Photo–Carleton Place and Beckwith Heritage Museum
The other was owned by Francis W. K. Jessop and was nearby, just down from the present site of the Gastropub (formerly McNeely’s tannery). If you look at the left hand side of the picture it was located on Mr. MacKay’s bakery premises on Bell Street.
Mr. Jessop, who also had a brewery in connection with his distillery, was an eccentric individual with strange ideas in many matters of everyday life, and said to have many radical personal habits.
He lived in one of the corners of the distillery building and was an easy-going genius, and had his good sides. Jessop was the first man in these parts to wear a beard and moustache, and after a length of time others decided if it was good enough for Jessop it was good enough for them.
He had a brother in England who was a captain in the British army. This brother’s wife had a sister who was rather cultured and, better yet she was rich. Do we also need to know she was also a slave owner in the UK? Somehow a pen and paper courtship sprang up between the distiller at Morphy’s Falls and this lady of wealth. The result was that, although no other means of acquaintance had ever existed between them, the distiller induced the fair writer to break off all her home ties and come to him at Morphy’s Falls. Almost like a modern day internet romance once could say.

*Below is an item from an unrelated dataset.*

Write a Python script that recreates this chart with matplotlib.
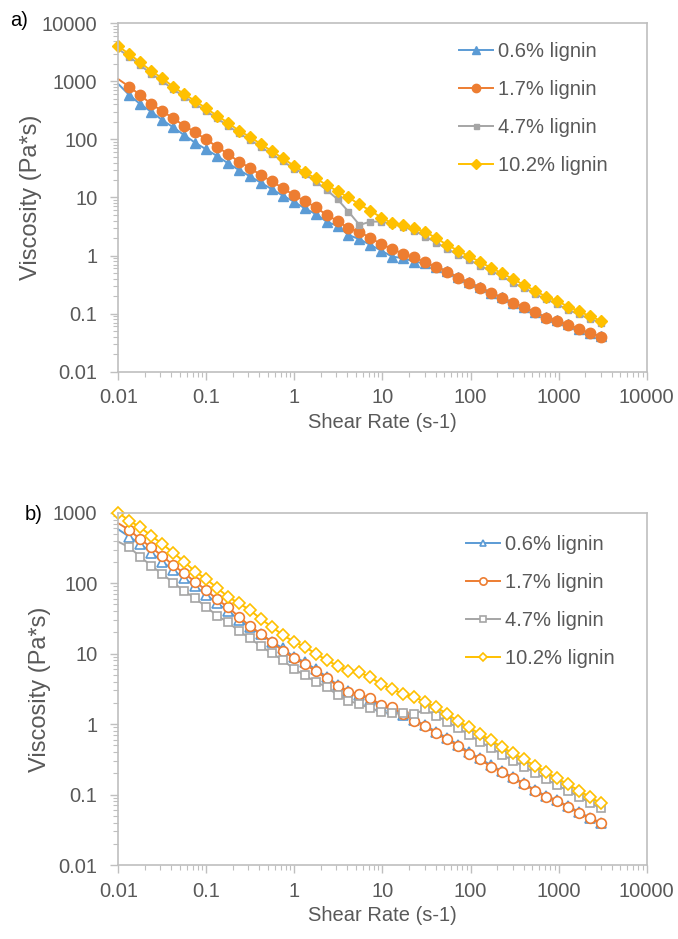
import matplotlib
matplotlib.use("Agg")
import matplotlib.pyplot as plt
from matplotlib.ticker import FixedLocator, FuncFormatter, LogLocator, NullFormatter

plt.rcParams['font.family'] = ['Liberation Sans', 'DejaVu Sans']

# shear rate (1/s)
shear = [0.01, 0.0133, 0.0177, 0.0236, 0.0315, 0.0419, 0.0558, 0.0744, 0.0991,
         0.132, 0.176, 0.234, 0.312, 0.415, 0.553, 0.737, 0.981, 1.31, 1.74,
         2.32, 3.09, 4.11, 5.48, 7.30, 9.72, 12.9, 17.2, 23.0, 30.6, 40.7,
         54.3, 72.3, 96.2, 128, 171, 227, 303, 404, 537, 716, 953, 1270,
         1690, 2250, 3000]

labels = ['0.6% lignin', '1.7% lignin', '4.7% lignin', '10.2% lignin']

# panel a) viscosity (Pa*s)
blue_a = [900, 582, 407, 300, 216, 162, 119, 88, 67.6, 51.9, 38.8, 29.8, 23.2,
          18.0, 13.9, 10.8, 8.5, 6.5, 5.2, 3.83, 3.23, 2.26, 1.91, 1.52, 1.21,
          0.957, 0.90, 0.785, 0.73, 0.64, 0.54, 0.42, 0.345, 0.285, 0.23, 0.19,
          0.155, 0.13, 0.107, 0.087, 0.077, 0.065, 0.055, 0.046, 0.041]
orange_a = [1090, 810, 582, 407, 309, 231, 173, 133, 100, 75, 56, 41.4, 32.5,
            24.2, 19.0, 14.5, 11.0, 8.7, 6.8, 5.0, 3.94, 2.95, 2.58, 1.99, 1.58,
            1.28, 1.08, 0.93, 0.76, 0.643, 0.52, 0.415, 0.333, 0.28, 0.224,
            0.188, 0.151, 0.129, 0.105, 0.085, 0.0757, 0.0638, 0.0537, 0.0458,
            0.040]
gray_a = [3600, 2650, 1900, 1350, 1010, 730, 545, 410, 308, 230, 172, 127, 99,
          74, 56, 42, 31.5, 25.4, 18.7, 13.5, 9.3, 5.7, 3.36, 3.84, 3.84, 3.5,
          3.14, 2.68, 2.11, 1.67, 1.30, 1.02, 0.84, 0.67, 0.54, 0.445, 0.333,
          0.280, 0.218, 0.177, 0.147, 0.116, 0.0975, 0.081, 0.070]
yellow_a = [4000, 2960, 2130, 1510, 1130, 810, 605, 459, 344, 256, 194, 141,
            111, 83, 63, 47, 35.5, 27, 21.4, 16.4, 12.8, 10.0, 7.6, 5.9, 4.5,
            3.6, 3.36, 2.95, 2.55, 2.0, 1.52, 1.21, 0.97, 0.78, 0.61, 0.495,
            0.395, 0.311, 0.248, 0.196, 0.167, 0.132, 0.111, 0.090, 0.0757]

# panel b) viscosity (Pa*s)
blue_b = [580, 456, 360, 271, 202, 154, 117, 90, 69, 51.8, 40.6, 30, 23.6,
          19.0, 14.8, 11.9, 9.0, 7.6, 6.0, 4.7, 3.6, 2.9, 2.6, 2.2, 1.80, 1.62,
          1.35, 1.15, 0.96, 0.78, 0.63, 0.51, 0.40, 0.325, 0.26, 0.215, 0.175,
          0.145, 0.116, 0.096, 0.083, 0.069, 0.057, 0.047, 0.040]
orange_b = [707, 569, 420, 323, 243, 181, 138, 105, 80, 59, 45.5, 33.4, 24.7,
            19.2, 14.6, 11.0, 8.6, 7.2, 5.6, 4.47, 3.5, 2.85, 2.67, 2.32, 1.87,
            1.73, 1.37, 1.12, 0.94, 0.74, 0.608, 0.489, 0.38, 0.315, 0.249,
            0.211, 0.170, 0.141, 0.1135, 0.0933, 0.0818, 0.0673, 0.0553, 0.046,
            0.039]
gray_b = [387, 323, 238, 177, 135, 102, 77.5, 61, 46.4, 34.5, 27.8, 21, 16.5,
          12.8, 10.1, 8.1, 6.1, 4.9, 4.0, 3.35, 2.59, 2.15, 1.91, 1.68, 1.50,
          1.42, 1.42, 1.39, 1.62, 1.31, 1.08, 0.88, 0.70, 0.56, 0.46, 0.37,
          0.303, 0.249, 0.205, 0.165, 0.137, 0.1135, 0.0933, 0.0768, 0.0638]
yellow_b = [1000, 770, 621, 472, 360, 271, 202, 146, 115, 86, 64, 51.8, 41.6,
            31, 24.1, 18.4, 14.8, 12.5, 10.0, 8.1, 6.7, 5.6, 5.4, 4.6, 3.67,
            3.12, 2.67, 2.45, 2.04, 1.73, 1.39, 1.10, 0.90, 0.72, 0.59, 0.47,
            0.385, 0.317, 0.255, 0.211, 0.170, 0.141, 0.1135, 0.0933, 0.0752]

colors = ['#5B9BD5', '#ED7D31', '#A5A5A5', '#FFC000']
txt = '#595959'
edge = '#BFBFBF'

fig = plt.figure(figsize=(6.78, 9.39), dpi=100)
ax_a = fig.add_axes([0.1745, 0.6042, 0.7793, 0.3710])
ax_b = fig.add_axes([0.1745, 0.0788, 0.7793, 0.3752])


def style(ax, ymax, ylab_x):
    ax.set_xscale('log')
    ax.set_yscale('log')
    ax.set_xlim(0.01, 10000)
    ax.set_ylim(0.01, ymax)
    fmt = FuncFormatter(lambda v, p: '{:g}'.format(v))
    ax.xaxis.set_major_locator(FixedLocator([10.0 ** e for e in range(-2, 5)]))
    ax.yaxis.set_major_locator(FixedLocator([10.0 ** e for e in range(-2, 5) if 10.0 ** e <= ymax]))
    ax.xaxis.set_major_formatter(fmt)
    ax.yaxis.set_major_formatter(fmt)
    ax.xaxis.set_minor_locator(LogLocator(base=10, subs=range(2, 10), numticks=20))
    ax.yaxis.set_minor_locator(LogLocator(base=10, subs=range(2, 10), numticks=20))
    ax.xaxis.set_minor_formatter(NullFormatter())
    ax.yaxis.set_minor_formatter(NullFormatter())
    ax.tick_params(which='major', direction='out', length=6, width=1, color=edge,
                   labelsize=14.5, labelcolor=txt)
    ax.tick_params(axis='y', which='major', pad=9)
    ax.tick_params(axis='x', which='major', pad=6)
    ax.tick_params(which='minor', direction='out', length=3.5, width=0.8, color=edge)
    for s in ax.spines.values():
        s.set_color(edge)
        s.set_linewidth(1.2)
    ax.set_xlabel('Shear Rate (s-1)', fontsize=14.5, color=txt, labelpad=4)
    ax.set_ylabel('Viscosity (Pa*s)', fontsize=17, color=txt)
    ax.yaxis.set_label_coords(ylab_x, 0.5)


# panel a: filled markers
series_a = [blue_a, orange_a, gray_a, yellow_a]
marks_a = [('^', 7.5), ('o', 7.5), ('s', 4.5), ('D', 6)]
for vals, c, (m, ms), lab in zip(series_a, colors, marks_a, labels):
    every = None if m == 'D' else slice(1, None)
    ax_a.plot(shear, vals, color=c, lw=1.4, marker=m, ms=ms, mfc=c, mec=c,
              markevery=every, label=lab, clip_on=False)
style(ax_a, 10000, -0.145)

# panel b: hollow markers
series_b = [blue_b, orange_b, gray_b, yellow_b]
marks_b = [('^', 6.5), ('o', 7), ('s', 5.5), ('D', 6)]
for vals, c, (m, ms), lab in zip(series_b, colors, marks_b, labels):
    every = None if m == 'D' else slice(1, None)
    ax_b.plot(shear, vals, color=c, lw=1.4, marker=m, ms=ms, mfc='white', mec=c,
              mew=1.2, markevery=every, label=lab, clip_on=False)
style(ax_b, 1000, -0.127)

leg_kw = dict(loc='upper left', frameon=False, fontsize=14.5, handlelength=1.7,
              handletextpad=0.25, labelspacing=0.95, borderpad=0, borderaxespad=0,
              labelcolor=txt)
ax_a.legend(bbox_to_anchor=(0.645, 0.947), markerscale=0.8, **leg_kw)
ax_b.legend(bbox_to_anchor=(0.658, 0.937), markerscale=0.75, **leg_kw)

fig.text(0.015, 0.978, 'a)', fontsize=14.5, color='black', va='center')
fig.text(0.036, 0.452, 'b)', fontsize=14.5, color='black', va='center')

fig.savefig('out.png', dpi=100)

The Carleton Place Herald 1856-Carleton Place and Beckwith Heritage Museum
The change in circumstances was a sweeping one after she became Mrs. Jessop; from ease and luxury in England to a home in these backwoods, in a little log house on the river. I found this ad in one of the old Carleton Place papers from 1856. It was obvious Mr. Jessop had seen his last drop of drink and she was selling the property. The original Carleton Place train station stood half-way between William Street and Town Line. (It was Town Line then not Townline) With that information in hand Mrs. Jessop was indeed selling the Bell Street property down by the Mississippi River.